## Exercise goal
Print exactly the lines from the first one down to the line containing "in Olympic Games</text>", both ends included, with no pictures and nothing else.

## Data block

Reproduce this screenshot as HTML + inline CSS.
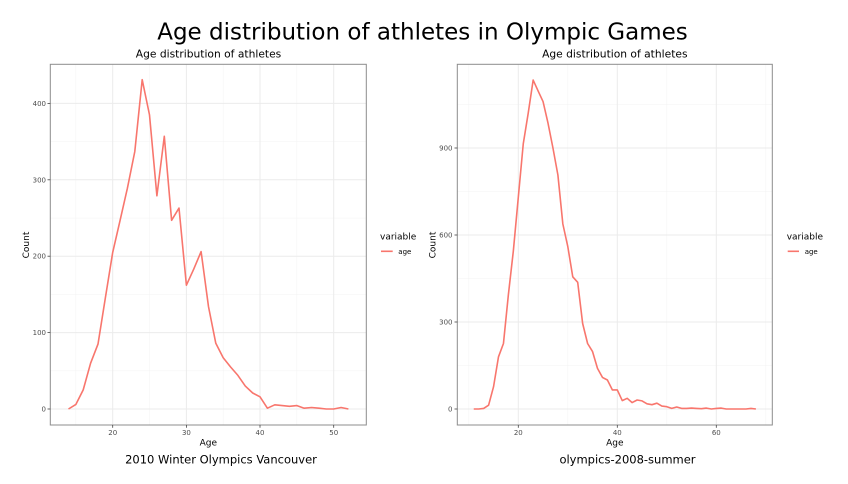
<!DOCTYPE html>
<html><head><meta charset="utf-8"><style>
html,body{margin:0;padding:0;background:#fff;}
svg{display:block;font-family:"DejaVu Sans","Liberation Sans",sans-serif;}
</style></head><body>
<svg width="848" height="484" viewBox="0 0 848 484" xmlns="http://www.w3.org/2000/svg">
<rect width="848" height="484" fill="#fff"/>
<text x="422.5" y="39.3" font-size="23" text-anchor="middle" fill="#000">Age distribution of athletes in Olympic Games</text>

<!-- LEFT PANEL -->
<text x="208.5" y="57.3" font-size="10.7" text-anchor="middle" fill="#000">Age distribution of athletes</text>
<g stroke="#f3f3f3" stroke-width="0.5" fill="none">
<line x1="50.3" x2="366.3" y1="370.8" y2="370.8"/><line x1="50.3" x2="366.3" y1="294.5" y2="294.5"/>
<line x1="50.3" x2="366.3" y1="218.1" y2="218.1"/><line x1="50.3" x2="366.3" y1="141.7" y2="141.7"/>
<line x1="75.9" x2="75.9" y1="64.3" y2="425"/><line x1="149.5" x2="149.5" y1="64.3" y2="425"/>
<line x1="223.2" x2="223.2" y1="64.3" y2="425"/><line x1="296.9" x2="296.9" y1="64.3" y2="425"/>
</g>
<g stroke="#ebebeb" stroke-width="1" fill="none">
<line x1="50.3" x2="366.3" y1="409" y2="409"/><line x1="50.3" x2="366.3" y1="332.6" y2="332.6"/>
<line x1="50.3" x2="366.3" y1="256.2" y2="256.2"/><line x1="50.3" x2="366.3" y1="179.8" y2="179.8"/>
<line x1="50.3" x2="366.3" y1="103.4" y2="103.4"/>
<line x1="112.7" x2="112.7" y1="64.3" y2="425"/><line x1="186.4" x2="186.4" y1="64.3" y2="425"/>
<line x1="260" x2="260" y1="64.3" y2="425"/><line x1="333.7" x2="333.7" y1="64.3" y2="425"/>
</g>
<polyline fill="none" stroke="#F8766D" stroke-width="1.6" stroke-linejoin="round" points="68.5,409 75.9,404.4 83.2,389.9 90.6,363.2 98.0,344.1 105.3,298.2 112.7,252.4 120.1,220.3 127.4,188.2 134.8,151.5 142.2,79.7 149.5,114.9 156.9,195.8 164.3,136.3 171.6,220.3 179.0,208.1 186.4,285.2 193.7,269.2 201.1,251.6 208.5,306.6 215.8,343.3 223.2,357.8 230.6,367.0 237.9,375.4 245.3,386.1 252.7,393.0 260.0,396.8 267.4,408.2 274.8,404.8 282.1,405.6 289.5,406.3 296.9,405.6 304.2,408.2 311.6,407.5 319.0,408.2 326.3,409 333.7,409 341.1,407.5 348.4,409"/>
<rect x="50.3" y="64.3" width="316" height="360.7" fill="none" stroke="#8c8c8c" stroke-width="1"/>
<g stroke="#444" stroke-width="0.8">
<line x1="47.5" x2="50.3" y1="409" y2="409"/><line x1="47.5" x2="50.3" y1="332.6" y2="332.6"/>
<line x1="47.5" x2="50.3" y1="256.2" y2="256.2"/><line x1="47.5" x2="50.3" y1="179.8" y2="179.8"/>
<line x1="47.5" x2="50.3" y1="103.4" y2="103.4"/>
<line x1="112.7" x2="112.7" y1="425" y2="427.8"/><line x1="186.4" x2="186.4" y1="425" y2="427.8"/>
<line x1="260" x2="260" y1="425" y2="427.8"/><line x1="333.7" x2="333.7" y1="425" y2="427.8"/>
</g>
<g font-size="7" fill="#4d4d4d" text-anchor="end">
<text x="46" y="411.5">0</text><text x="46" y="335.1">100</text><text x="46" y="258.7">200</text>
<text x="46" y="182.3">300</text><text x="46" y="105.9">400</text>
</g>
<g font-size="7" fill="#4d4d4d" text-anchor="middle">
<text x="112.7" y="435">20</text><text x="186.4" y="435">30</text><text x="260" y="435">40</text><text x="333.7" y="435">50</text>
</g>
<text x="208.3" y="445.5" font-size="9" text-anchor="middle" fill="#000">Age</text>
<text transform="translate(29.2,245) rotate(-90)" font-size="9" text-anchor="middle" fill="#000">Count</text>
<text x="380" y="239.3" font-size="9" fill="#000">variable</text>
<line x1="381" x2="392.7" y1="251.3" y2="251.3" stroke="#F8766D" stroke-width="1.6"/>
<text x="398.3" y="253.8" font-size="7" fill="#000">age</text>
<text x="221" y="463.3" font-size="11.5" text-anchor="middle" fill="#000">2010 Winter Olympics Vancouver</text>

<!-- RIGHT PANEL -->
<text x="614.8" y="57.3" font-size="10.7" text-anchor="middle" fill="#000">Age distribution of athletes</text>
<g stroke="#f3f3f3" stroke-width="0.5" fill="none">
<line x1="457.3" x2="772.3" y1="365.5" y2="365.5"/><line x1="457.3" x2="772.3" y1="278.5" y2="278.5"/>
<line x1="457.3" x2="772.3" y1="191.5" y2="191.5"/><line x1="457.3" x2="772.3" y1="104.5" y2="104.5"/>
<line x1="468.8" x2="468.8" y1="64.3" y2="425"/><line x1="567.8" x2="567.8" y1="64.3" y2="425"/>
<line x1="666.8" x2="666.8" y1="64.3" y2="425"/><line x1="765.8" x2="765.8" y1="64.3" y2="425"/>
</g>
<g stroke="#ebebeb" stroke-width="1" fill="none">
<line x1="457.3" x2="772.3" y1="409" y2="409"/><line x1="457.3" x2="772.3" y1="322" y2="322"/>
<line x1="457.3" x2="772.3" y1="235" y2="235"/><line x1="457.3" x2="772.3" y1="148" y2="148"/>
<line x1="518.3" x2="518.3" y1="64.3" y2="425"/><line x1="617.3" x2="617.3" y1="64.3" y2="425"/>
<line x1="716.3" x2="716.3" y1="64.3" y2="425"/>
</g>
<polyline fill="none" stroke="#F8766D" stroke-width="1.6" stroke-linejoin="round" points="473.75,409 478.7,409 483.65,408.4 488.6,405.2 493.55,386.7 498.5,356.8 503.45,343.5 508.4,294.5 513.35,250.9 518.3,197.3 523.25,143.9 528.2,113.2 533.15,80.1 538.1,90.9 543.05,101.6 548.0,123.1 552.95,148 557.9,175 562.85,224 567.8,246.6 572.75,276.8 577.7,282.3 582.65,323.5 587.6,343.5 592.55,351.6 597.5,368.4 602.45,377.4 607.4,380 612.35,389.9 617.3,389.9 622.25,400.6 627.2,398.3 632.15,402.6 637.1,400 642.05,400.9 647.0,403.8 651.95,404.7 656.9,403.2 661.85,406.1 666.8,406.7 671.75,408.4 676.7,407 681.65,408.4 686.6,408.4 691.55,408.1 696.5,408.4 701.45,408.7 706.4,408.1 711.35,409 716.3,408.4 721.25,408.1 726.2,409 731.15,409 736.1,409 741.05,409 746,409 750.95,408.4 755.9,409"/>
<rect x="457.3" y="64.3" width="315" height="360.7" fill="none" stroke="#8c8c8c" stroke-width="1"/>
<g stroke="#444" stroke-width="0.8">
<line x1="454.5" x2="457.3" y1="409" y2="409"/><line x1="454.5" x2="457.3" y1="322" y2="322"/>
<line x1="454.5" x2="457.3" y1="235" y2="235"/><line x1="454.5" x2="457.3" y1="148" y2="148"/>
<line x1="518.3" x2="518.3" y1="425" y2="427.8"/><line x1="617.3" x2="617.3" y1="425" y2="427.8"/>
<line x1="716.3" x2="716.3" y1="425" y2="427.8"/>
</g>
<g font-size="7" fill="#4d4d4d" text-anchor="end">
<text x="452.5" y="411.5">0</text><text x="452.5" y="324.5">300</text><text x="452.5" y="237.5">600</text><text x="452.5" y="150.5">900</text>
</g>
<g font-size="7" fill="#4d4d4d" text-anchor="middle">
<text x="518.3" y="435">20</text><text x="617.3" y="435">40</text><text x="716.3" y="435">60</text>
</g>
<text x="614.8" y="445.5" font-size="9" text-anchor="middle" fill="#000">Age</text>
<text transform="translate(435.7,245) rotate(-90)" font-size="9" text-anchor="middle" fill="#000">Count</text>
<text x="786.7" y="239.3" font-size="9" fill="#000">variable</text>
<line x1="787.7" x2="799" y1="251.3" y2="251.3" stroke="#F8766D" stroke-width="1.6"/>
<text x="804.7" y="253.8" font-size="7" fill="#000">age</text>
<text x="627.5" y="463.3" font-size="11.5" text-anchor="middle" fill="#000">olympics-2008-summer</text>
</svg>
</body></html>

## Output below
Reproduce this screenshot as HTML + inline CSS.
<!DOCTYPE html>
<html><head><meta charset="utf-8"><style>
html,body{margin:0;padding:0;background:#fff;}
svg{display:block;font-family:"DejaVu Sans","Liberation Sans",sans-serif;}
</style></head><body>
<svg width="848" height="484" viewBox="0 0 848 484" xmlns="http://www.w3.org/2000/svg">
<rect width="848" height="484" fill="#fff"/>
<text x="422.5" y="39.3" font-size="23" text-anchor="middle" fill="#000">Age distribution of athletes in Olympic Games</text>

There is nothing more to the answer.